▶ [COLLECTED MATERIAL]:
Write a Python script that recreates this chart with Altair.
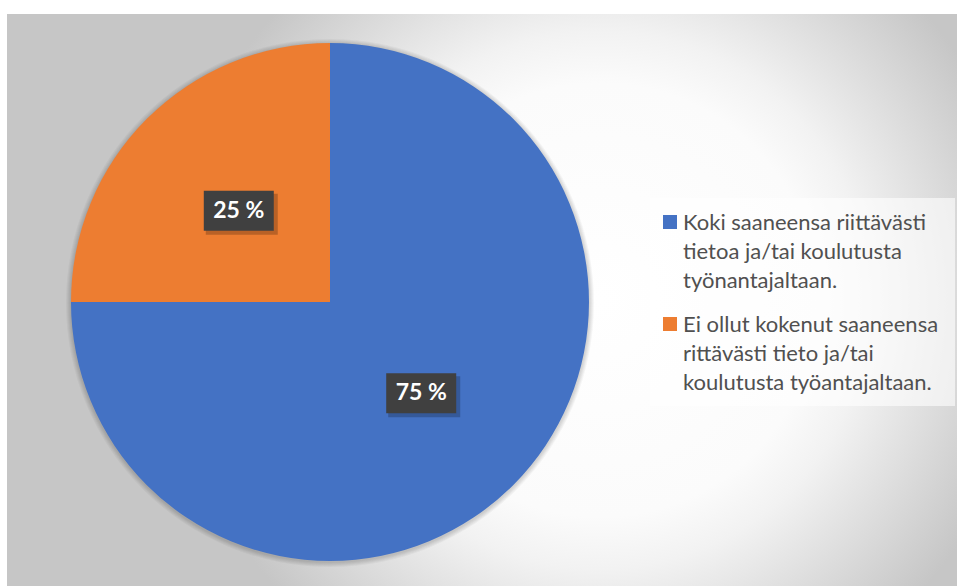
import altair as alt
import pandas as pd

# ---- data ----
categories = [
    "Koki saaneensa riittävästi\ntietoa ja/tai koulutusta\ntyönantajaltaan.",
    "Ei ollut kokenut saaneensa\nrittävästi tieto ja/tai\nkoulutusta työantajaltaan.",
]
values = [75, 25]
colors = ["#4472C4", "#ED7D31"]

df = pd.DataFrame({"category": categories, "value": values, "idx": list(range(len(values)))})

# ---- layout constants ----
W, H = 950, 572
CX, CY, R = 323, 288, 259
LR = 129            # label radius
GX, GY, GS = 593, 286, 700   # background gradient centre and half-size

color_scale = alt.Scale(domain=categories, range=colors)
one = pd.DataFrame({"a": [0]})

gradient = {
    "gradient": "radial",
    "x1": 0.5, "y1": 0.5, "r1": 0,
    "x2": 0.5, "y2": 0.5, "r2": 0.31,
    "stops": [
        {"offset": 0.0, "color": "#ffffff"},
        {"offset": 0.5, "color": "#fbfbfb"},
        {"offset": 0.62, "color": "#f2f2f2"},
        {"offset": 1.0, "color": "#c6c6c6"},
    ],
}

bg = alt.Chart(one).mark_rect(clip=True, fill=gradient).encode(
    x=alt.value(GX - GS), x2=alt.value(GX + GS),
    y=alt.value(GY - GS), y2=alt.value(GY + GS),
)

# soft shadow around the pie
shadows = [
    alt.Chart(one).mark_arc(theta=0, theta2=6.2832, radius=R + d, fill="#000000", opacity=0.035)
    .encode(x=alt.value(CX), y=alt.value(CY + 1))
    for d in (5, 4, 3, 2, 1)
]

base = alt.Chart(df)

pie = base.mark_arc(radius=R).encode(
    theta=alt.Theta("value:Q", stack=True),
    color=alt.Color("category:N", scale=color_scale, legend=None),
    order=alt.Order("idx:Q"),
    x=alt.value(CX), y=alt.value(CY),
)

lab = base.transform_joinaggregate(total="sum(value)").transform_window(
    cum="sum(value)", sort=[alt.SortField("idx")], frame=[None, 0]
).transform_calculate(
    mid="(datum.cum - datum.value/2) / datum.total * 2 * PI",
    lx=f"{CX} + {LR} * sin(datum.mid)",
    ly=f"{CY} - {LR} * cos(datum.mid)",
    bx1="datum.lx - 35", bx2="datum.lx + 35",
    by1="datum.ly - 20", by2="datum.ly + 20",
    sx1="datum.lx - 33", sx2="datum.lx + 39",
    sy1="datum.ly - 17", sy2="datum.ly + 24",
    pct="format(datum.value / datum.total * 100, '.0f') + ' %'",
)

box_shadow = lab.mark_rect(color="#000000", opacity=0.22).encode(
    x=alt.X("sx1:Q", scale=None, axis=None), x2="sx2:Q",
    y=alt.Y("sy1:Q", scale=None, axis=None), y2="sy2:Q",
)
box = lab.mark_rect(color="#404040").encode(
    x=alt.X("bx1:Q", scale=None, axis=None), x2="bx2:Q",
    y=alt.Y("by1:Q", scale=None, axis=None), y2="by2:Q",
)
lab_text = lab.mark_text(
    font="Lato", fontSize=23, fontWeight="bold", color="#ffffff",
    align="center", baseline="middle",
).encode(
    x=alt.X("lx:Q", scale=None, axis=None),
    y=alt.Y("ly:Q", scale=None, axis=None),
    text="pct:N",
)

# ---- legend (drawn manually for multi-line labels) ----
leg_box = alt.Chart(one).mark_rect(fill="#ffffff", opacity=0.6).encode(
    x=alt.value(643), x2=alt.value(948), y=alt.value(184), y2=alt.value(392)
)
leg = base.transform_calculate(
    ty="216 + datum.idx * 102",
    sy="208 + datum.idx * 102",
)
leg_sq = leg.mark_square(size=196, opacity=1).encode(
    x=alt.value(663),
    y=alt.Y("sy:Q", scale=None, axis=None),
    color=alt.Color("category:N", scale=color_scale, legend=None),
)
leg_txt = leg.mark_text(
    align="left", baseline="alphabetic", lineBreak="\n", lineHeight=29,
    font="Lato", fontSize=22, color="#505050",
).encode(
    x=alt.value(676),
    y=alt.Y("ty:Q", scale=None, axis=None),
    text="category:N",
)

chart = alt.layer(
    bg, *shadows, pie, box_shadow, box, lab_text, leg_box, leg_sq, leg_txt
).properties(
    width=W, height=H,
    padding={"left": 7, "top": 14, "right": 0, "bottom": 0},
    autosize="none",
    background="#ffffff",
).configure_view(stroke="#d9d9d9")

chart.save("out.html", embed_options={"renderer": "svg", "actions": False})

▶ [PROBLEM TO SOLVE]:
Take the listing above and restate it word for word, without its pictures.

▶ [SOLUTION FOR THIS TASK]:
Write a Python script that recreates this chart with Altair.
import altair as alt
import pandas as pd

# ---- data ----
categories = [
    "Koki saaneensa riittävästi\ntietoa ja/tai koulutusta\ntyönantajaltaan.",
    "Ei ollut kokenut saaneensa\nrittävästi tieto ja/tai\nkoulutusta työantajaltaan.",
]
values = [75, 25]
colors = ["#4472C4", "#ED7D31"]

df = pd.DataFrame({"category": categories, "value": values, "idx": list(range(len(values)))})

# ---- layout constants ----
W, H = 950, 572
CX, CY, R = 323, 288, 259
LR = 129            # label radius
GX, GY, GS = 593, 286, 700   # background gradient centre and half-size

color_scale = alt.Scale(domain=categories, range=colors)
one = pd.DataFrame({"a": [0]})

gradient = {
    "gradient": "radial",
    "x1": 0.5, "y1": 0.5, "r1": 0,
    "x2": 0.5, "y2": 0.5, "r2": 0.31,
    "stops": [
        {"offset": 0.0, "color": "#ffffff"},
        {"offset": 0.5, "color": "#fbfbfb"},
        {"offset": 0.62, "color": "#f2f2f2"},
        {"offset": 1.0, "color": "#c6c6c6"},
    ],
}

bg = alt.Chart(one).mark_rect(clip=True, fill=gradient).encode(
    x=alt.value(GX - GS), x2=alt.value(GX + GS),
    y=alt.value(GY - GS), y2=alt.value(GY + GS),
)

# soft shadow around the pie
shadows = [
    alt.Chart(one).mark_arc(theta=0, theta2=6.2832, radius=R + d, fill="#000000", opacity=0.035)
    .encode(x=alt.value(CX), y=alt.value(CY + 1))
    for d in (5, 4, 3, 2, 1)
]

base = alt.Chart(df)

pie = base.mark_arc(radius=R).encode(
    theta=alt.Theta("value:Q", stack=True),
    color=alt.Color("category:N", scale=color_scale, legend=None),
    order=alt.Order("idx:Q"),
    x=alt.value(CX), y=alt.value(CY),
)

lab = base.transform_joinaggregate(total="sum(value)").transform_window(
    cum="sum(value)", sort=[alt.SortField("idx")], frame=[None, 0]
).transform_calculate(
    mid="(datum.cum - datum.value/2) / datum.total * 2 * PI",
    lx=f"{CX} + {LR} * sin(datum.mid)",
    ly=f"{CY} - {LR} * cos(datum.mid)",
    bx1="datum.lx - 35", bx2="datum.lx + 35",
    by1="datum.ly - 20", by2="datum.ly + 20",
    sx1="datum.lx - 33", sx2="datum.lx + 39",
    sy1="datum.ly - 17", sy2="datum.ly + 24",
    pct="format(datum.value / datum.total * 100, '.0f') + ' %'",
)

box_shadow = lab.mark_rect(color="#000000", opacity=0.22).encode(
    x=alt.X("sx1:Q", scale=None, axis=None), x2="sx2:Q",
    y=alt.Y("sy1:Q", scale=None, axis=None), y2="sy2:Q",
)
box = lab.mark_rect(color="#404040").encode(
    x=alt.X("bx1:Q", scale=None, axis=None), x2="bx2:Q",
    y=alt.Y("by1:Q", scale=None, axis=None), y2="by2:Q",
)
lab_text = lab.mark_text(
    font="Lato", fontSize=23, fontWeight="bold", color="#ffffff",
    align="center", baseline="middle",
).encode(
    x=alt.X("lx:Q", scale=None, axis=None),
    y=alt.Y("ly:Q", scale=None, axis=None),
    text="pct:N",
)

# ---- legend (drawn manually for multi-line labels) ----
leg_box = alt.Chart(one).mark_rect(fill="#ffffff", opacity=0.6).encode(
    x=alt.value(643), x2=alt.value(948), y=alt.value(184), y2=alt.value(392)
)
leg = base.transform_calculate(
    ty="216 + datum.idx * 102",
    sy="208 + datum.idx * 102",
)
leg_sq = leg.mark_square(size=196, opacity=1).encode(
    x=alt.value(663),
    y=alt.Y("sy:Q", scale=None, axis=None),
    color=alt.Color("category:N", scale=color_scale, legend=None),
)
leg_txt = leg.mark_text(
    align="left", baseline="alphabetic", lineBreak="\n", lineHeight=29,
    font="Lato", fontSize=22, color="#505050",
).encode(
    x=alt.value(676),
    y=alt.Y("ty:Q", scale=None, axis=None),
    text="category:N",
)

chart = alt.layer(
    bg, *shadows, pie, box_shadow, box, lab_text, leg_box, leg_sq, leg_txt
).properties(
    width=W, height=H,
    padding={"left": 7, "top": 14, "right": 0, "bottom": 0},
    autosize="none",
    background="#ffffff",
).configure_view(stroke="#d9d9d9")

chart.save("out.html", embed_options={"renderer": "svg", "actions": False})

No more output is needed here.